Wearable fitness tracking device maker Fitbit forecast a better-than-expected bottom line for the holiday quarter, as the company reaps the benefits of its latest launches. The company’s newest products include the Ionic smartwatch and Fitbit Alta HR. These products account for about 32 percent of total revenue in the third quarter which ended on September 30, 2017.
“There is a change in the market with the demand for smartwatches growing and we see huge opportunity there,” Chief Executive James Park told Reuters.
On an adjusted basis, Fitbit forecast its holiday-quarter earnings between a loss of 3 cents to a profit of 1 cent per share. The company sold 3.6 million devices in the third quarter, which fails to beat analysts’ expectations of 3.80 million, according to financial data analytics firm FactSet.
As Apple, Samsung Electronics, Xiaomi, and Garmin have also stepped into the wearable fitness tracking gear market, Fitbit faces healthy competition.
In its third quarter financial reports, Fitbit reported a net loss of $113.4 million or 48 cents per share. Excluding items, the company lost 1 cent per share. Revenue fell 22.1 percent to $392.5 million. Analysts on average had expected the company to report a loss of 3 cents per share on revenue of $391.7 million.
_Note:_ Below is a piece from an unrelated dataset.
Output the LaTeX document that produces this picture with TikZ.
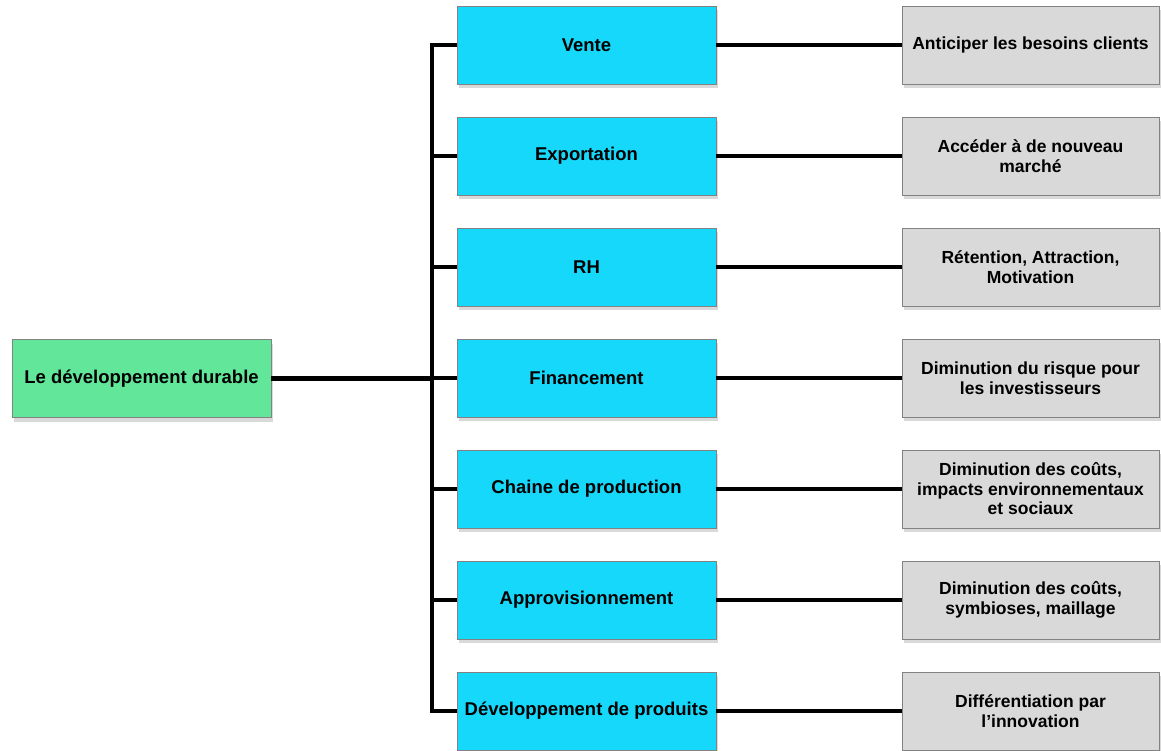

“We continue to execute on our transition plan by delivering on our financial guidance and product roadmap, positioning Fitbit on a path back to growth and profitability,” Park said in the company’s third-quarter financial report. “We believe Fitbit Ionic delivers the best health and fitness experience in the category. It has received the highest customer ratings of any Fitbit product within the first month of sales, giving us confidence in our ability to capture share of the fast-growing smartwatch market.”